Una de las claves del humor atrabiliario, y de ahí su estrecha relación con Saturno, era precisamente la confusa separación de una realidad que entendíamos como superior a nosotros mismos, y de ahí parte precisamente el planteamiento psicoanalítico. Como explicó Starobinski, la melancolía es écart (2012: 172), esto es, distancia o diferencia. Separación interpretada como exilio, como el exilio al que el alma había sido condenada, como el exilio de Saturno, y que genera un proceso nostálgico movido por el deseo de volver a la situación inicial, basada en el recuerdo, la huella o el fantasma de un pasado más feliz, aunque sea difícilmente identificable.
Para los cristianos, la melancolía habría nacido, de hecho, justo en el momento en que Adán mordió la manzana. Esa sería, al menos, la idea de Hildegarda de Bingen, una de las religiosas más relevantes de la baja Edad Media, vertida en Causae et Curae. Quignard, en La Nuit sexuelle (2007), la glosa literariamente:
À l’instant de la désobéissance d’Adam, la mélancolie s’est coagulée. Elle est apparue à cet instant comme une obscurité soudaine. À l’instant même où il mordit la peau de la pomme, la belle couleur du sang du premier homme s’est assombrie […] La lumière s’est éteinte dans le premier homme, notre père. Tandis que la mélancolie se coagula dans son sang, la peur s’éleva en lui et introduisit une gêne dans sa vue, source de la tristesse qui fait désormais la part essentielle de son âme (Quignard, 2007: 51).
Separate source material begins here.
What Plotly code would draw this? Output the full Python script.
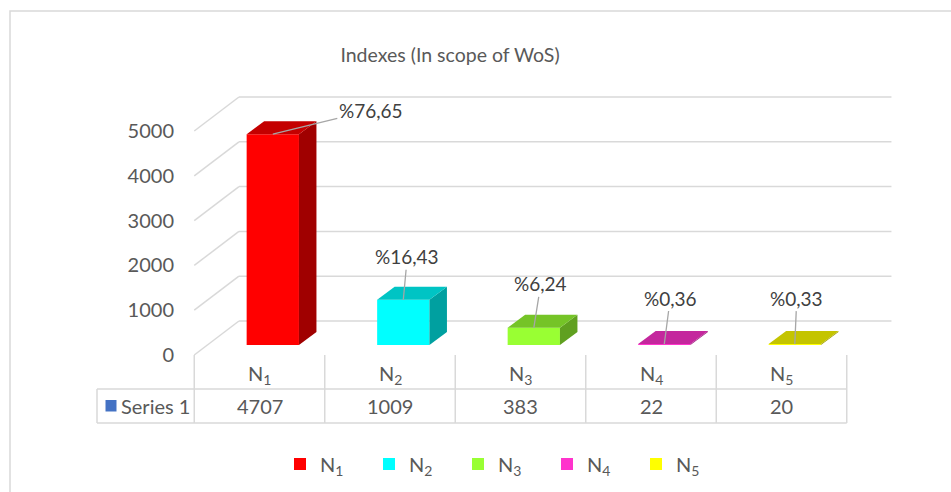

Para reforzar esta sensación de pérdida entre los cristianos, Agamben añade otra explicación en Il regno e la gloria (2007), donde nos habla de la economía teológica establecida en la Alta Edad Media en torno a la Trinidad. Dios, Jesucristo y el Espíritu Santo. Si eran de naturaleza sustancialmente distinta, parecía abrirse de nuevo la puerta a la herejía politeísta. El terror cundió entre los teólogos y autores como Tertuliano, Hipólito o Ireneo ensayaron una curiosa solución al problema utilizando la palabra griega oikonomia, es decir, la administración del oikos, de la casa. Dios habría encomendado a su hijo la tutela de su creación, la casa de los hombres, sin perder por ello su unidad. Dios se había encarnado en él para gestionar la salvación y la redención humanas. Cristo devenía así economista. La estrategia era peligrosa, advierte Agamben, porque dividía teoría y praxis: ontología, el ser de Dios, y administración específica del mundo de acuerdo con semejante esencia, que se había, además, ausentado.
Este sentimiento de pérdida se agudiza en el Barroco, que es desde donde partía Lepenies en su rastreo de huellas del intelectual moderno. The Anatomy of Melancholy reúne no pocas claves. Esta suerte de enciclopedia prolija y algo caótica la firma «Demócrito júnior», el propio Burton, que se acoge a la figura del filósofo atomista de Abdera (otro de los pensadores a los que Ficino recurría para glosar el término melancolía en De vita libri tres). Demócrito preside el frontispicio del volumen, formado por diez grabados de Christian Le Blon que rodean el título, y están presentes desde la cuarta edición de la obra, de 1632. Burton, bachiller de Oxford, y monje académico, aparece en la base. A los lados, los tipos habitualmente relacionados con la melancolía: el enamorado, el hipocondríaco, el supersticioso (un monje acidioso, en realidad) y el maníaco. También vemos a los animales asociados a ella: la cigüeña y el ciervo, y las plantas que, supuestamente, la sanaban: la borraja y el eléboro.